[begin AVAILABLE RECORDS]
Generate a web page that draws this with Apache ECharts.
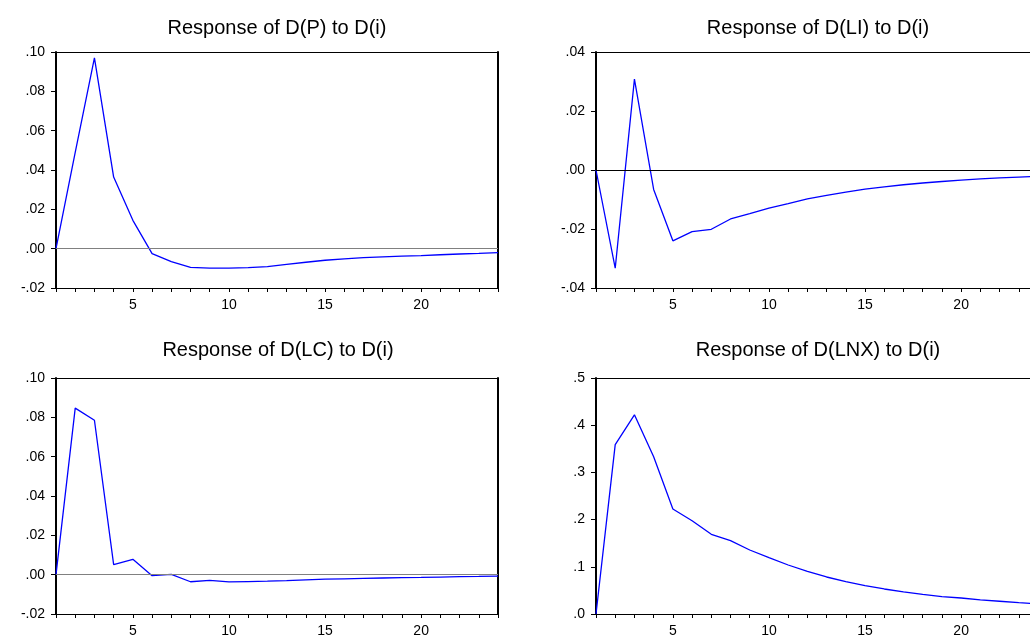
<!DOCTYPE html>
<html>
<head>
<meta charset="utf-8">
<script src="https://cdn.jsdelivr.net/npm/echarts@6/dist/echarts.min.js"></script>
<style>
html,body{margin:0;padding:0;background:#fff;}
#chart{width:1030px;height:635px;}
</style>
</head>
<body>
<div id="chart"></div>
<script>
// ---- data ----
const periods = [1,2,3,4,5,6,7,8,9,10,11,12,13,14,15,16,17,18,19,20,21,22,23,24];
const titles = ['Response of D(P) to D(i)','Response of D(LI) to D(i)','Response of D(LC) to D(i)','Response of D(LNX) to D(i)'];
const respP = [0, 0.049, 0.097, 0.0364, 0.0144, -0.0025, -0.0066, -0.0095, -0.0099, -0.0099, -0.0096, -0.0091, -0.0080, -0.0069, -0.0059, -0.0052, -0.0046, -0.0042, -0.0038, -0.0035, -0.0031, -0.0027, -0.0024, -0.0020];
const respLI = [0, -0.0333, 0.0308, -0.0066, -0.0240, -0.0209, -0.0201, -0.0166, -0.0148, -0.0129, -0.0114, -0.0098, -0.0086, -0.0075, -0.0065, -0.0057, -0.0050, -0.0044, -0.0039, -0.0034, -0.0030, -0.0027, -0.0024, -0.0021];
const respLC = [0, 0.0847, 0.0785, 0.0051, 0.0078, -0.0005, 0.0002, -0.0036, -0.0029, -0.0037, -0.0035, -0.0033, -0.0030, -0.0026, -0.0023, -0.0021, -0.0019, -0.0017, -0.0015, -0.0014, -0.0012, -0.0010, -0.0009, -0.0007];
const respLNX = [0, 0.359, 0.422, 0.333, 0.2225, 0.1977, 0.1688, 0.1554, 0.1356, 0.1194, 0.1038, 0.0904, 0.0784, 0.0685, 0.0600, 0.0530, 0.0470, 0.0415, 0.0370, 0.0339, 0.0300, 0.0270, 0.0240, 0.0212];
const yMins = [-0.02, -0.04, -0.02, 0];
const yMaxs = [0.10, 0.04, 0.10, 0.5];
const yIntervals = [0.02, 0.02, 0.02, 0.1];
const yDecimals = [2, 2, 2, 1];

// ---- layout ----
const seriesData = [respP, respLI, respLC, respLNX];
const layout = [
  {left: 56, top: 52, width: 442, height: 236, tx: 277, ty: 18, zero: '#808080'},
  {left: 596, top: 52, width: 442, height: 236, tx: 818, ty: 18, zero: '#000000'},
  {left: 56, top: 378, width: 442, height: 236, tx: 278, ty: 340, zero: '#808080'},
  {left: 596, top: 378, width: 442, height: 236, tx: 818, ty: 340, zero: null}
];
const FONT = 'Liberation Sans, Arial, Helvetica, sans-serif';

const grid = [], xAxis = [], yAxis = [], series = [], title = [];
layout.forEach((L, i) => {
  grid.push({left: L.left, top: L.top, width: L.width, height: L.height,
    containLabel: false, outerBoundsMode: 'none', show: false});
  title.push({
    text: titles[i], left: L.tx, top: L.ty, textAlign: 'center', padding: 0,
    textStyle: {fontFamily: FONT, fontSize: 20, fontWeight: 'normal', color: '#000'}
  });
  // main bottom x axis
  xAxis.push({
    type: 'category', gridIndex: i, data: periods, boundaryGap: false, position: 'bottom',
    axisLine: {show: true, onZero: false, lineStyle: {color: '#000', width: 1}},
    axisTick: {show: true, interval: 0, length: 4, inside: false, lineStyle: {color: '#000', width: 1}},
    axisLabel: {show: true, margin: 10, color: '#000', fontFamily: FONT, fontSize: 14,
      interval: (idx, val) => Number(val) % 5 === 0},
    splitLine: {show: false}
  });
  // top frame
  xAxis.push({
    type: 'category', gridIndex: i, data: periods, boundaryGap: false, position: 'top',
    axisLine: {show: true, onZero: false, lineStyle: {color: '#000', width: 1}},
    axisTick: {show: false}, axisLabel: {show: false}, splitLine: {show: false}
  });
  const dec = yDecimals[i];
  yAxis.push({
    type: 'value', gridIndex: i, min: yMins[i], max: yMaxs[i], interval: yIntervals[i], position: 'left',
    axisLine: {show: true, onZero: false, lineStyle: {color: '#000', width: 2}},
    axisTick: {show: true, length: 5, inside: false, lineStyle: {color: '#000', width: 1}},
    axisLabel: {show: true, margin: 11, color: '#000', fontFamily: FONT, fontSize: 14,
      formatter: v => { let s = Math.abs(v) < 1e-9 ? (0).toFixed(dec) : v.toFixed(dec); return s.replace('0.', '.'); }},
    splitLine: {show: false}
  });
  // right frame
  yAxis.push({
    type: 'value', gridIndex: i, min: yMins[i], max: yMaxs[i], interval: yIntervals[i], position: 'right',
    axisLine: {show: true, onZero: false, lineStyle: {color: '#000', width: 2}},
    axisTick: {show: false}, axisLabel: {show: false}, splitLine: {show: false}
  });
  const s = {
    type: 'line', xAxisIndex: 2 * i, yAxisIndex: 2 * i, data: seriesData[i],
    symbol: 'none', showSymbol: false, smooth: false,
    lineStyle: {color: '#0000ff', width: 1.3}, z: 3
  };
  if (L.zero) {
    s.markLine = {
      silent: true, symbol: ['none', 'none'], animation: false,
      label: {show: false},
      lineStyle: {color: L.zero, width: 1.2, type: 'solid'},
      emphasis: {disabled: true},
      data: [{yAxis: 0}]
    };
  }
  series.push(s);
});

const chart = echarts.init(document.getElementById('chart'), null, {renderer: 'canvas'});
chart.setOption({
  animation: false,
  backgroundColor: '#ffffff',
  title, grid, xAxis, yAxis, series
});
</script>
</body>
</html>
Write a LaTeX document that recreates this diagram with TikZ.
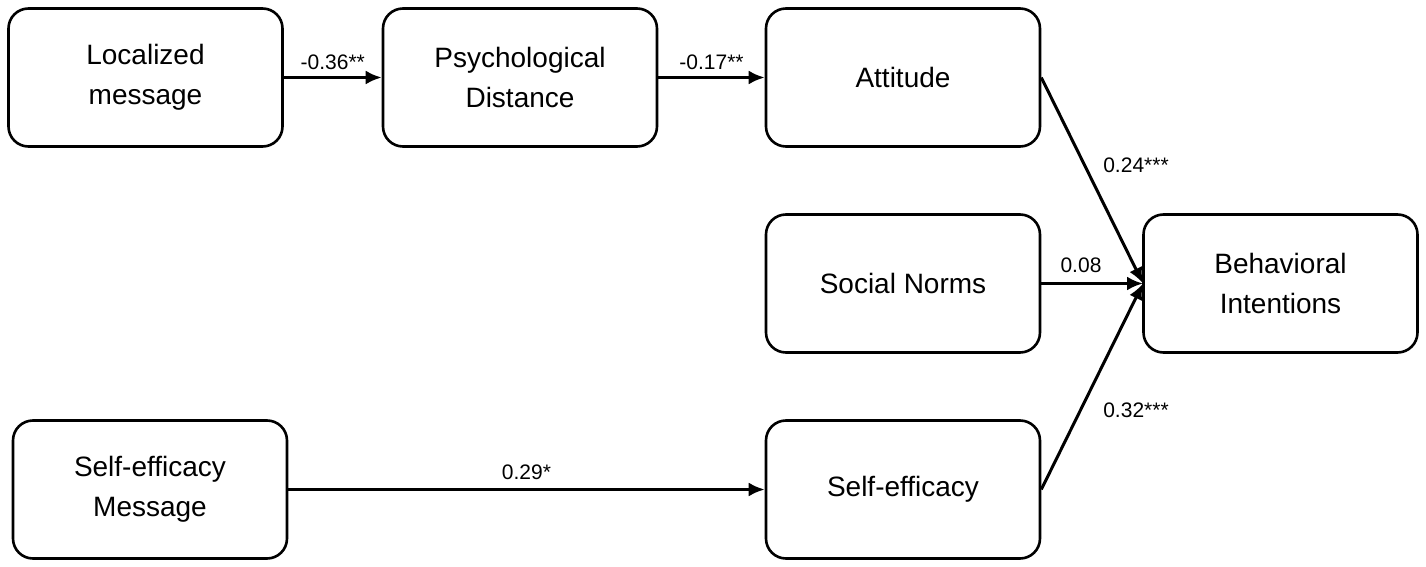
\documentclass[tikz,border=0pt]{standalone}
\usepackage{fontspec}
\setmainfont{Liberation Sans}
\usetikzlibrary{arrows.meta}
\begin{document}
\begin{tikzpicture}[x=0.5pt,y=-0.5pt,
  box/.style={draw,line width=1.3pt,rounded corners=10pt,minimum width=137pt,minimum height=69pt,align=center,font=\fontsize{14}{20}\selectfont},
  arr/.style={line width=1.5pt,-{Latex[length=8pt,width=7pt]}},
  lab/.style={font=\fontsize{10.5}{12}\selectfont,inner sep=1pt}]
\useasboundingbox (0,0) rectangle (1426,567);
\node[box] (loc) at (145.5,77.5) {Localized\\message};
\node[box] (psy) at (520,77.5) {Psychological\\Distance};
\node[box] (att) at (903,77.5) {Attitude};
\node[box] (soc) at (903,283.5) {Social Norms};
\node[box] (beh) at (1280.5,283.5) {Behavioral\\Intentions};
\node[box] (sem) at (150,489.5) {Self-efficacy\\Message};
\node[box] (sef) at (903,489.5) {Self-efficacy};
\coordinate (tip) at (1143,283.5);
\draw[arr] (loc) -- (psy) node[lab,midway,above=2pt] {-0.36**};
\draw[arr] (psy) -- (att) node[lab,midway,above=2pt] {-0.17**};
\draw[arr] (att.east) -- (tip);
\draw[arr] (soc) -- (tip);
\draw[arr] (sef.east) -- (tip);
\draw[arr] (sem) -- (sef) node[lab,midway,above=3pt] {0.29*};
\node[lab] (l1) at (1136,165) {0.24***};
\node[lab] (l2) at (1081,265) {0.08};
\node[lab] (l3) at (1136,410) {0.32***};
\end{tikzpicture}
\end{document}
[end AVAILABLE RECORDS]
Copy the material shown above in full and exactly. Skip the pictures.

CORRECT OUTPUT:
Generate a web page that draws this with Apache ECharts.
<!DOCTYPE html>
<html>
<head>
<meta charset="utf-8">
<script src="https://cdn.jsdelivr.net/npm/echarts@6/dist/echarts.min.js"></script>
<style>
html,body{margin:0;padding:0;background:#fff;}
#chart{width:1030px;height:635px;}
</style>
</head>
<body>
<div id="chart"></div>
<script>
// ---- data ----
const periods = [1,2,3,4,5,6,7,8,9,10,11,12,13,14,15,16,17,18,19,20,21,22,23,24];
const titles = ['Response of D(P) to D(i)','Response of D(LI) to D(i)','Response of D(LC) to D(i)','Response of D(LNX) to D(i)'];
const respP = [0, 0.049, 0.097, 0.0364, 0.0144, -0.0025, -0.0066, -0.0095, -0.0099, -0.0099, -0.0096, -0.0091, -0.0080, -0.0069, -0.0059, -0.0052, -0.0046, -0.0042, -0.0038, -0.0035, -0.0031, -0.0027, -0.0024, -0.0020];
const respLI = [0, -0.0333, 0.0308, -0.0066, -0.0240, -0.0209, -0.0201, -0.0166, -0.0148, -0.0129, -0.0114, -0.0098, -0.0086, -0.0075, -0.0065, -0.0057, -0.0050, -0.0044, -0.0039, -0.0034, -0.0030, -0.0027, -0.0024, -0.0021];
const respLC = [0, 0.0847, 0.0785, 0.0051, 0.0078, -0.0005, 0.0002, -0.0036, -0.0029, -0.0037, -0.0035, -0.0033, -0.0030, -0.0026, -0.0023, -0.0021, -0.0019, -0.0017, -0.0015, -0.0014, -0.0012, -0.0010, -0.0009, -0.0007];
const respLNX = [0, 0.359, 0.422, 0.333, 0.2225, 0.1977, 0.1688, 0.1554, 0.1356, 0.1194, 0.1038, 0.0904, 0.0784, 0.0685, 0.0600, 0.0530, 0.0470, 0.0415, 0.0370, 0.0339, 0.0300, 0.0270, 0.0240, 0.0212];
const yMins = [-0.02, -0.04, -0.02, 0];
const yMaxs = [0.10, 0.04, 0.10, 0.5];
const yIntervals = [0.02, 0.02, 0.02, 0.1];
const yDecimals = [2, 2, 2, 1];

// ---- layout ----
const seriesData = [respP, respLI, respLC, respLNX];
const layout = [
  {left: 56, top: 52, width: 442, height: 236, tx: 277, ty: 18, zero: '#808080'},
  {left: 596, top: 52, width: 442, height: 236, tx: 818, ty: 18, zero: '#000000'},
  {left: 56, top: 378, width: 442, height: 236, tx: 278, ty: 340, zero: '#808080'},
  {left: 596, top: 378, width: 442, height: 236, tx: 818, ty: 340, zero: null}
];
const FONT = 'Liberation Sans, Arial, Helvetica, sans-serif';

const grid = [], xAxis = [], yAxis = [], series = [], title = [];
layout.forEach((L, i) => {
  grid.push({left: L.left, top: L.top, width: L.width, height: L.height,
    containLabel: false, outerBoundsMode: 'none', show: false});
  title.push({
    text: titles[i], left: L.tx, top: L.ty, textAlign: 'center', padding: 0,
    textStyle: {fontFamily: FONT, fontSize: 20, fontWeight: 'normal', color: '#000'}
  });
  // main bottom x axis
  xAxis.push({
    type: 'category', gridIndex: i, data: periods, boundaryGap: false, position: 'bottom',
    axisLine: {show: true, onZero: false, lineStyle: {color: '#000', width: 1}},
    axisTick: {show: true, interval: 0, length: 4, inside: false, lineStyle: {color: '#000', width: 1}},
    axisLabel: {show: true, margin: 10, color: '#000', fontFamily: FONT, fontSize: 14,
      interval: (idx, val) => Number(val) % 5 === 0},
    splitLine: {show: false}
  });
  // top frame
  xAxis.push({
    type: 'category', gridIndex: i, data: periods, boundaryGap: false, position: 'top',
    axisLine: {show: true, onZero: false, lineStyle: {color: '#000', width: 1}},
    axisTick: {show: false}, axisLabel: {show: false}, splitLine: {show: false}
  });
  const dec = yDecimals[i];
  yAxis.push({
    type: 'value', gridIndex: i, min: yMins[i], max: yMaxs[i], interval: yIntervals[i], position: 'left',
    axisLine: {show: true, onZero: false, lineStyle: {color: '#000', width: 2}},
    axisTick: {show: true, length: 5, inside: false, lineStyle: {color: '#000', width: 1}},
    axisLabel: {show: true, margin: 11, color: '#000', fontFamily: FONT, fontSize: 14,
      formatter: v => { let s = Math.abs(v) < 1e-9 ? (0).toFixed(dec) : v.toFixed(dec); return s.replace('0.', '.'); }},
    splitLine: {show: false}
  });
  // right frame
  yAxis.push({
    type: 'value', gridIndex: i, min: yMins[i], max: yMaxs[i], interval: yIntervals[i], position: 'right',
    axisLine: {show: true, onZero: false, lineStyle: {color: '#000', width: 2}},
    axisTick: {show: false}, axisLabel: {show: false}, splitLine: {show: false}
  });
  const s = {
    type: 'line', xAxisIndex: 2 * i, yAxisIndex: 2 * i, data: seriesData[i],
    symbol: 'none', showSymbol: false, smooth: false,
    lineStyle: {color: '#0000ff', width: 1.3}, z: 3
  };
  if (L.zero) {
    s.markLine = {
      silent: true, symbol: ['none', 'none'], animation: false,
      label: {show: false},
      lineStyle: {color: L.zero, width: 1.2, type: 'solid'},
      emphasis: {disabled: true},
      data: [{yAxis: 0}]
    };
  }
  series.push(s);
});

const chart = echarts.init(document.getElementById('chart'), null, {renderer: 'canvas'});
chart.setOption({
  animation: false,
  backgroundColor: '#ffffff',
  title, grid, xAxis, yAxis, series
});
</script>
</body>
</html>
Write a LaTeX document that recreates this diagram with TikZ.
\documentclass[tikz,border=0pt]{standalone}
\usepackage{fontspec}
\setmainfont{Liberation Sans}
\usetikzlibrary{arrows.meta}
\begin{document}
\begin{tikzpicture}[x=0.5pt,y=-0.5pt,
  box/.style={draw,line width=1.3pt,rounded corners=10pt,minimum width=137pt,minimum height=69pt,align=center,font=\fontsize{14}{20}\selectfont},
  arr/.style={line width=1.5pt,-{Latex[length=8pt,width=7pt]}},
  lab/.style={font=\fontsize{10.5}{12}\selectfont,inner sep=1pt}]
\useasboundingbox (0,0) rectangle (1426,567);
\node[box] (loc) at (145.5,77.5) {Localized\\message};
\node[box] (psy) at (520,77.5) {Psychological\\Distance};
\node[box] (att) at (903,77.5) {Attitude};
\node[box] (soc) at (903,283.5) {Social Norms};
\node[box] (beh) at (1280.5,283.5) {Behavioral\\Intentions};
\node[box] (sem) at (150,489.5) {Self-efficacy\\Message};
\node[box] (sef) at (903,489.5) {Self-efficacy};
\coordinate (tip) at (1143,283.5);
\draw[arr] (loc) -- (psy) node[lab,midway,above=2pt] {-0.36**};
\draw[arr] (psy) -- (att) node[lab,midway,above=2pt] {-0.17**};
\draw[arr] (att.east) -- (tip);
\draw[arr] (soc) -- (tip);
\draw[arr] (sef.east) -- (tip);
\draw[arr] (sem) -- (sef) node[lab,midway,above=3pt] {0.29*};
\node[lab] (l1) at (1136,165) {0.24***};
\node[lab] (l2) at (1081,265) {0.08};
\node[lab] (l3) at (1136,410) {0.32***};
\end{tikzpicture}
\end{document}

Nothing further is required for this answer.